Glad it worked out! I used Inspect Element
and typed out the css path by reading the source code. Sorry, it looked like the previous version dropped some elements (I'm not sure what I was thinking by using span:nth-child(2)
). I like the changes in the css path. The data is a better format too.
Where there are images instead of text, you can extract the value in the bc
attribute located in <stats-broadcaster-logo>
. This path is defined below.
# set paths: for <span> and for <stats-broadcaster-logo>
path <- "#scoresPage > .row:nth-child(2) > .scores__inner > div:nth-child(1) > .linescores-container > .game > .row > .large-12 > .linescore-header > .scores__inner__broadcaster"

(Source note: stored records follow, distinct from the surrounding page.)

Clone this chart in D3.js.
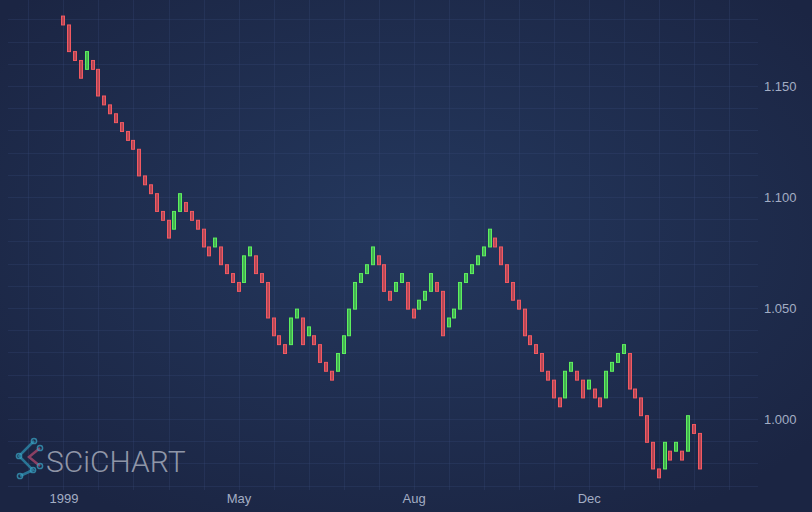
<!DOCTYPE html>
<html><head><meta charset="utf-8">
<script src="https://cdn.jsdelivr.net/npm/d3@7"></script>
<style>html,body{margin:0;padding:0;background:#1c2847;overflow:hidden}svg{display:block}</style>
</head><body>
<svg id="chart" width="812" height="512"></svg>
<script>
// ---- data ----
const opens = [1.1815,1.1775,1.1655,1.1615,1.1575,1.1615,1.1575,1.1455,1.1415,1.1375,
1.1335,1.1295,1.1255,1.1215,1.1095,1.1055,1.1015,1.0935,1.0895,1.0855,
1.0935,1.0975,1.0935,1.0895,1.0855,1.0775,1.0775,1.0775,1.0695,1.0655,
1.0615,1.0615,1.0735,1.0735,1.0655,1.0615,1.0455,1.0375,1.0335,1.0335,
1.0455,1.0455,1.0375,1.0375,1.0335,1.0255,1.0215,1.0215,1.0295,1.0375,
1.0495,1.0615,1.0655,1.0695,1.0735,1.0695,1.0575,1.0575,1.0615,1.0615,
1.0495,1.0495,1.0535,1.0575,1.0615,1.0575,1.0415,1.0455,1.0495,1.0615,
1.0655,1.0695,1.0735,1.0775,1.0815,1.0775,1.0695,1.0615,1.0535,1.0495,
1.0375,1.0335,1.0295,1.0215,1.0175,1.0095,1.0095,1.0215,1.0215,1.0175,
1.0135,1.0135,1.0095,1.0095,1.0215,1.0255,1.0295,1.0295,1.0135,1.0095,
1.0015,0.9895,0.9775,0.9775,0.9855,0.9855,0.9855,0.9855,0.9975,0.9935];
const closes = [1.1775,1.1655,1.1615,1.1535,1.1655,1.1575,1.1455,1.1415,1.1375,1.1335,
1.1295,1.1255,1.1215,1.1095,1.1055,1.1015,1.0935,1.0895,1.0815,1.0935,
1.1015,1.0935,1.0895,1.0855,1.0775,1.0735,1.0815,1.0695,1.0655,1.0615,
1.0575,1.0735,1.0775,1.0655,1.0615,1.0455,1.0375,1.0335,1.0295,1.0455,
1.0495,1.0335,1.0415,1.0335,1.0255,1.0215,1.0175,1.0295,1.0375,1.0495,
1.0615,1.0655,1.0695,1.0775,1.0695,1.0575,1.0535,1.0615,1.0655,1.0495,
1.0455,1.0535,1.0575,1.0655,1.0575,1.0375,1.0455,1.0495,1.0615,1.0655,
1.0695,1.0735,1.0775,1.0855,1.0775,1.0695,1.0615,1.0535,1.0495,1.0375,
1.0335,1.0295,1.0215,1.0175,1.0095,1.0055,1.0215,1.0255,1.0175,1.0095,
1.0175,1.0095,1.0055,1.0215,1.0255,1.0295,1.0335,1.0135,1.0095,1.0015,
0.9895,0.9775,0.9735,0.9895,0.9815,0.9895,0.9815,1.0015,0.9935,0.9775];
const xTickIndex = [0, 30, 60, 90];
const xTickLabels = ["1999", "May", "Aug", "Dec"];
const yTickValues = [1.000, 1.050, 1.100, 1.150];

// ---- layout ----
const W = 812, H = 512;
const plot = {left: 8, right: 758, top: 0, bottom: 490};
const svg = d3.select("#chart");

const defs = svg.append("defs");
const rg = defs.append("radialGradient").attr("id","bg")
  .attr("cx","50%").attr("cy","45%").attr("r","65%");
rg.append("stop").attr("offset","0%").attr("stop-color","#24385e");
rg.append("stop").attr("offset","100%").attr("stop-color","#1b2543");
defs.append("clipPath").attr("id","clip").append("rect")
  .attr("x",plot.left).attr("y",plot.top)
  .attr("width",plot.right-plot.left).attr("height",plot.bottom-plot.top);

svg.append("rect").attr("width",W).attr("height",H).attr("fill","url(#bg)");

const x = d3.scaleLinear().domain([-9.5, 119]).range([plot.left, plot.right]);
const y = d3.scaleLinear().domain([1.000, 1.150]).range([419, 86]);

// ---- grid ----
const grid = svg.append("g").attr("clip-path","url(#clip)");
const yMinor = d3.range(0.97, 1.19, 0.01).map(v => +v.toFixed(3));
grid.selectAll("line.hy").data(yMinor).join("line")
  .attr("x1",plot.left).attr("x2",plot.right)
  .attr("y1",d=>Math.round(y(d))+0.5).attr("y2",d=>Math.round(y(d))+0.5)
  .attr("stroke","#3a4d7a").attr("stroke-opacity",0.28).attr("stroke-width",1);
const xMinor = d3.range(-6, 120, 6);
grid.selectAll("line.vx").data(xMinor).join("line")
  .attr("y1",plot.top).attr("y2",plot.bottom)
  .attr("x1",d=>Math.round(x(d))+0.5).attr("x2",d=>Math.round(x(d))+0.5)
  .attr("stroke","#3a4d7a").attr("stroke-opacity",0.28).attr("stroke-width",1);

// ---- watermark ----
const wm = svg.append("g");
wm.append("polyline").attr("points","34,441 19,456 33,470 20,476")
  .attr("fill","none").attr("stroke","#2f8fb0").attr("stroke-width",2.5).attr("opacity",0.75);
wm.append("polyline").attr("points","40,448 29,457 40,466")
  .attr("fill","none").attr("stroke","#b04a6e").attr("stroke-width",2.5).attr("opacity",0.75);
[[34,441],[19,456],[33,470],[20,476],[40,448],[40,466]].forEach(p=>{
  wm.append("circle").attr("cx",p[0]).attr("cy",p[1]).attr("r",2.6)
    .attr("fill","none").attr("stroke","#3aa0c0").attr("stroke-width",1.5).attr("opacity",0.75);
});
wm.append("text").attr("x",46).attr("y",472).text("SCiCHART")
  .attr("font-family","Roboto, 'Liberation Sans', Arial, sans-serif")
  .attr("font-size",30).attr("font-weight",300)
  .attr("fill","#c4c8d4").attr("fill-opacity",0.7);

// ---- bars ----
const data = opens.map((o,i)=>({i, o, c: closes[i]}));
const bw = 3;
svg.append("g").attr("clip-path","url(#clip)")
  .selectAll("rect").data(data).join("rect")
  .attr("x", d => Math.round(x(d.i)) - bw/2)
  .attr("y", d => y(Math.max(d.o,d.c)))
  .attr("width", bw)
  .attr("height", d => Math.abs(y(d.o)-y(d.c)))
  .attr("fill", d => d.c > d.o ? "rgba(80,230,80,0.72)" : "rgba(240,80,88,0.72)")
  .attr("stroke", d => d.c > d.o ? "#5ef05e" : "#f25a62")
  .attr("stroke-width", 1);

// ---- axes ----
const yAxis = d3.axisRight(y).tickValues(yTickValues).tickFormat(d3.format(".3f")).tickSize(0).tickPadding(0);
const gy = svg.append("g").attr("transform","translate(764,0)").call(yAxis);
const xAxis = d3.axisBottom(x).tickValues(xTickIndex)
  .tickFormat((d,k)=>xTickLabels[k]).tickSize(0).tickPadding(0);
const gx = svg.append("g").attr("transform","translate(0,494)").call(xAxis);
[gy,gx].forEach(g=>{
  g.select(".domain").remove();
  g.selectAll("text").attr("fill","#a3adc4").attr("font-size",13)
    .attr("font-family","'Liberation Sans', Arial, sans-serif");
});
gy.selectAll("text").attr("dy","0.35em");
</script>
</body></html>
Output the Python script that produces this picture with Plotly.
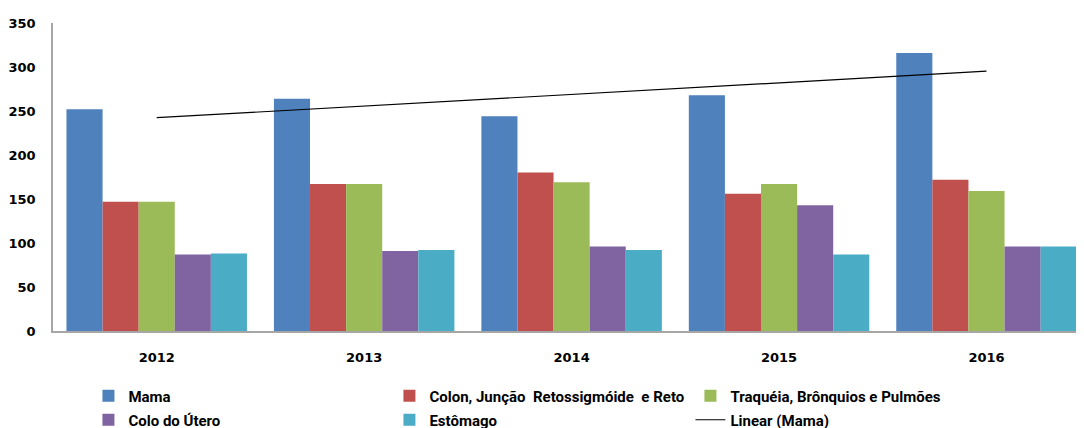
#!/usr/bin/env python3
import numpy as np
import plotly.graph_objs as go

years = ["2012", "2013", "2014", "2015", "2016"]

mama = [252, 264, 244, 268, 316]
colon = [147, 167, 180, 156, 172]
traqueia = [147, 167, 169, 167, 159]
colo_utero = [87, 91, 96, 143, 96]
estomago = [88, 92, 92, 87, 96]

series_names = [
    "Mama",
    "Colon, Junção  Retossigmóide  e Reto",
    "Traquéia, Brônquios e Pulmões",
    "Colo do Útero",
    "Estômago",
]
trend_name = "Linear (Mama)"

y_ticks = [0, 50, 100, 150, 200, 250, 300, 350]

colors = ["#4F81BD", "#C0504D", "#9BBB59", "#8064A2", "#4BACC6"]
tick_font = dict(family="DejaVu Sans", size=13, color="#000000", weight=700)
legend_font = dict(family="Roboto", size=15, color="#000000", weight=700)

# linear trend of the Mama series (least squares, like Excel's trendline)
xs = np.arange(len(years))
slope, intercept = np.polyfit(xs, mama, 1)
trend = list(slope * xs + intercept)

fig = go.Figure()
all_series = [mama, colon, traqueia, colo_utero, estomago]
legend_of = ["legend", "legend", "legend", "legend2", "legend2"]
for name, vals, col, lg in zip(series_names, all_series, colors, legend_of):
    fig.add_trace(
        go.Bar(
            x=years,
            y=vals,
            name=name,
            marker=dict(color=col, line=dict(width=0)),
            legend=lg,
        )
    )

fig.add_trace(
    go.Scatter(
        x=years,
        y=trend,
        name=trend_name,
        mode="lines",
        line=dict(color="#000000", width=1.2),
        legend="legend2",
    )
)

legend_common = dict(
    orientation="h",
    xref="container",
    yref="container",
    xanchor="left",
    yanchor="middle",
    font=legend_font,
    entrywidth=256,
    entrywidthmode="pixels",
    traceorder="normal",
    bgcolor="rgba(0,0,0,0)",
    itemclick=False,
)

# the page body adds an 8px offset, so margins are trimmed by that much
fig.update_layout(
    width=1084,
    height=428,
    margin=dict(l=45, r=8, t=15, b=105, autoexpand=False),
    paper_bgcolor="#FFFFFF",
    plot_bgcolor="#FFFFFF",
    barmode="group",
    bargap=0.13,
    bargroupgap=0,
    showlegend=True,
    legend=dict(legend_common, x=0.0742, y=1 - 388 / 428),
    legend2=dict(legend_common, x=0.0742, y=1 - 412 / 428),
    xaxis=dict(
        type="category",
        range=[-0.5, 4.47],
        showgrid=False,
        showline=True,
        linecolor="#A6A6A6",
        linewidth=1.5,
        ticks="",
        tickfont=tick_font,
        ticklabelstandoff=14,
    ),
    yaxis=dict(
        range=[0, 350],
        tickvals=y_ticks,
        showgrid=False,
        zeroline=False,
        showline=True,
        linecolor="#A6A6A6",
        linewidth=1.5,
        ticks="",
        tickfont=tick_font,
        ticklabelstandoff=13,
    ),
)

fig.write_html("out.html")
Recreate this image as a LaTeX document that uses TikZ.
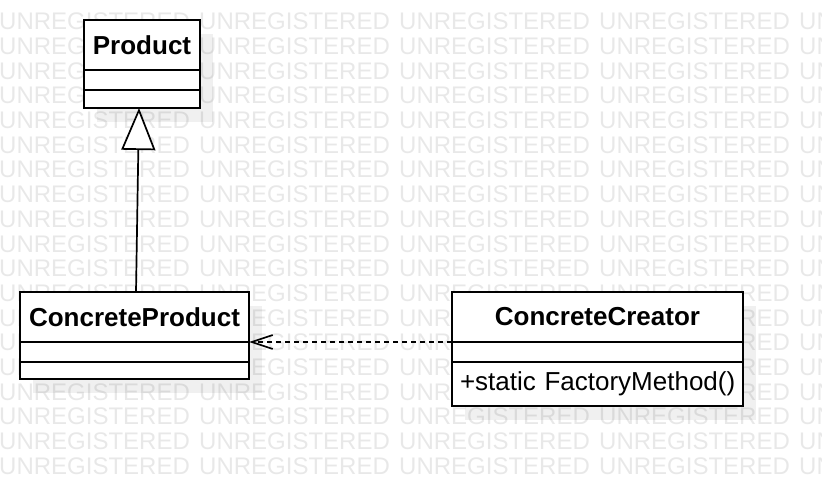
\documentclass[tikz,border=0pt]{standalone}
\usepackage{fontspec}
\setmainfont{Liberation Sans}
\usetikzlibrary{arrows.meta,positioning,shadows}

\begin{document}
\begin{tikzpicture}[x=1pt, y=-1pt,
    watermark/.style={text=gray!18, inner sep=0pt, anchor=west,
        font=\fontsize{24}{28}\selectfont},
    umlbox/.style={draw, line width=2pt, fill=white, inner sep=0pt, outer sep=0pt,
        drop shadow={shadow xshift=13pt, shadow yshift=-14pt, fill=black, opacity=0.06}},
    classname/.style={umlbox, minimum height=50pt, font=\fontsize{26}{30}\selectfont\bfseries},
    compartment/.style={umlbox, font=\fontsize{26}{30}\selectfont}]
    \useasboundingbox (0,0) rectangle (822,486);

    % watermark behind everything
    \begin{scope}
        \clip (0,0) rectangle (822,486);
        \foreach \row in {0,...,18}
            \foreach \col in {0,...,4}
                \node[watermark] at (200*\col-1, 21.5+24.7*\row) {UNREGISTERED};
    \end{scope}

    % Product
    \node[classname, minimum width=116pt] (product) at (142,45) {Product};
    \node[compartment, minimum width=116pt, minimum height=20pt, below=0pt of product] (productattr) {};
    \node[compartment, minimum width=116pt, minimum height=18pt, below=0pt of productattr] (productops) {};

    % ConcreteProduct
    \node[classname, minimum width=229pt] (cproduct) at (134.5,317) {ConcreteProduct};
    \node[compartment, minimum width=229pt, minimum height=20pt, below=0pt of cproduct] (cproductattr) {};
    \node[compartment, minimum width=229pt, minimum height=17pt, below=0pt of cproductattr] (cproductops) {};

    % ConcreteCreator
    \node[classname, minimum width=291pt] (ccreator) at (597.5,317) {ConcreteCreator};
    \node[compartment, minimum width=291pt, minimum height=20pt, below=0pt of ccreator] (ccreatorattr) {};
    \node[compartment, minimum height=44pt, inner xsep=8pt, text width=275pt, align=left,
        below=0pt of ccreatorattr] (ccreatorops) {\mbox{+static FactoryMethod()}};

    % generalization
    \draw[line width=1.7pt, -{Triangle[length=42pt, width=34pt, fill=white]}]
        ([xshift=1.5pt]cproduct.north) -- ([xshift=-3pt]productops.south);

    % dependency
    \draw[line width=1.7pt, dash pattern=on 5pt off 4pt, -{Straight Barb[length=21pt, width=14pt]}]
        (ccreator.south west) -- (cproduct.south east);
\end{tikzpicture}
\end{document}
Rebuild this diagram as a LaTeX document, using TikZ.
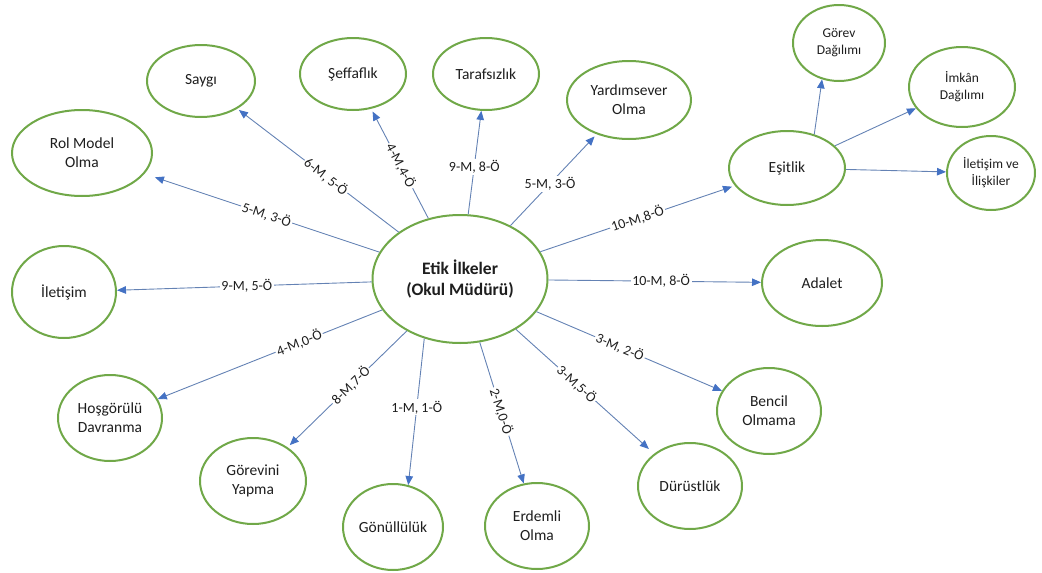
\documentclass[tikz,border=0pt]{standalone}
\usepackage{fontspec}
\setmainfont{Carlito}
\usetikzlibrary{shapes.geometric,arrows.meta}
\definecolor{ringgreen}{RGB}{112,168,72}
\definecolor{linkblue}{RGB}{100,130,180}
\definecolor{tipblue}{RGB}{68,114,196}
\definecolor{inktext}{RGB}{30,30,30}

\begin{document}
\begin{tikzpicture}[x=1pt,y=-1pt,
  bubble/.style={ellipse,draw=ringgreen,line width=2pt,fill=white,inner sep=0pt,
    align=center,text=inktext,font=\fontsize{15.5}{19}\selectfont},
  smallbubble/.style={bubble,font=\fontsize{13.5}{17}\selectfont},
  hub/.style={bubble,font=\bfseries\fontsize{17.5}{21}\selectfont},
  link/.style={draw=linkblue,line width=0.9pt,
    -{Triangle[length=9pt,width=7.5pt,color=tipblue]}},
  count/.style={fill=white,inner sep=1.5pt,text=inktext,
    font=\fontsize{14}{16}\selectfont},
]
\useasboundingbox (0,0) rectangle (1042,573);

% central principle
\node[hub,minimum width=175pt,minimum height=128pt] (c) at (460,279)
  {Etik İlkeler\\(Okul Müdürü)};

% surrounding principles
\node[bubble,minimum width=108pt,minimum height=72pt] (saygi) at (201,81) {Saygı};
\node[bubble,minimum width=106pt,minimum height=72pt] (seff) at (353,74) {Şeffaflık};
\node[bubble,minimum width=106pt,minimum height=72pt] (taraf) at (486,74) {Tarafsızlık};
\node[bubble,minimum width=124pt,minimum height=78pt] (yard) at (629,100) {Yardımsever\\Olma};
\node[bubble,minimum width=140pt,minimum height=86pt] (rol) at (82,153) {Rol Model\\Olma};
\node[bubble,minimum width=104pt,minimum height=92pt] (ilet) at (64,292) {İletişim};
\node[bubble,minimum width=104pt,minimum height=86pt] (hosg) at (110,418) {Hoşgörülü\\Davranma};
\node[bubble,minimum width=106pt,minimum height=86pt] (gorevini) at (253,481) {Görevini\\Yapma};
\node[bubble,minimum width=100pt,minimum height=86pt] (gonul) at (393,527) {Gönüllülük};
\node[bubble,minimum width=104pt,minimum height=86pt] (erdem) at (537,526) {Erdemli\\Olma};
\node[bubble,minimum width=104pt,minimum height=86pt] (durust) at (690,486) {Dürüstlük};
\node[bubble,minimum width=104pt,minimum height=86pt] (bencil) at (769,411) {Bencil\\Olmama};
\node[bubble,minimum width=120pt,minimum height=86pt] (adalet) at (822,283) {Adalet};
\node[bubble,minimum width=116pt,minimum height=74pt] (esit) at (787,168) {Eşitlik};

% sub-principles of equality
\node[smallbubble,minimum width=92pt,minimum height=76pt] (gorev) at (839,43) {Görev\\Dağılımı};
\node[smallbubble,minimum width=106pt,minimum height=80pt] (imkan) at (962,87) {İmkân\\Dağılımı};
\node[smallbubble,minimum width=88pt,minimum height=74pt] (iliski) at (991,173) {İletişim ve\\İlişkiler};

% links from the centre, labelled with counts
\draw[link,shorten >=2pt] (c) -- node[count,sloped,pos=0.45]{6-M, 5-Ö} (saygi);
\draw[link,shorten >=3pt] (c) -- node[count,sloped,pos=0.48]{4-M,4-Ö} (seff);
\draw[link] (c) -- node[count,pos=0.46]{9-M, 8-Ö} (taraf);
\draw[link,shorten >=3pt] (c) -- node[count,pos=0.46]{5-M, 3-Ö} (yard);
\draw[link,shorten >=11pt] (c) -- node[count,sloped,pos=0.48]{5-M, 3-Ö} (rol);
\draw[link] (c) -- node[count,pos=0.49]{9-M, 5-Ö} (ilet);
\draw[link] (c) -- node[count,sloped,pos=0.37]{4-M,0-Ö} (hosg);
\draw[link,shorten >=3pt] (c) -- node[count,sloped,pos=0.47]{8-M,7-Ö} (gorevini);
\draw[link] (c.-121) -- node[count,pos=0.47]{1-M, 1-Ö} (gonul.70);
\draw[link] (c) -- node[count,sloped,pos=0.49]{2-M,0-Ö} (erdem);
\draw[link,shorten >=7pt] (c) -- node[count,sloped,pos=0.44]{3-M,5-Ö} (durust);
\draw[link] (c) -- node[count,sloped,pos=0.45]{3-M, 2-Ö} (bencil);
\draw[link] (c) -- node[count,pos=0.53]{10-M, 8-Ö} (adalet);
\draw[link,shorten >=3pt] (c) -- node[count,sloped,pos=0.5]{10-M,8-Ö} (esit);

% links from equality to its sub-principles
\draw[link] (esit.51) -- (gorev.-115);
\draw[link] (esit) -- (imkan);
\draw[link] (esit) -- (iliski);
\end{tikzpicture}
\end{document}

img.path <- paste0(path," > stats-broadcaster-logo")
Then, use the getElementAttribute
function to extract the text in the attribute bc
.
# scrape elements
logo <- rsc$findElements(using = "css",value = img.path)
# extract text
imgs <- sapply(logo, function(x){ x$getElementAttribute("bc") })
imgs <- data.matrix(imgs)
Here's the full r code.
# set up
require(RSelenium)
rsd <- RSelenium::rsDriver(browser = "chrome")
rsc <- rsd$client
# navigate to page
rsc$navigate("https://stats.nba.com/scores/04/11/2018")
# set paths: for <span> and for <stats-broadcaster-logo>
path <- "#scoresPage > .row:nth-child(2) > .scores__inner > div:nth-child(1) > .linescores-container > .game > .row > .large-12 > .linescore-header > .scores__inner__broadcaster"
img.path <- paste0(path," > stats-broadcaster-logo")
# scrape elements
el <- rsc$findElements(using = "css",value=path)
logo <- rsc$findElements(using = "css",value = img.path)
# extract text
out <- sapply(el, function(x){x$getElementText()})
channels <- data.matrix(out)
# extract attributes
imgs <- sapply(logo, function(x){ x$getElementAttribute("bc") })
imgs <- data.matrix(imgs)
# view
channels
imgs
# continue with transformations
# close all connections
rsc$close()
Hope that helps!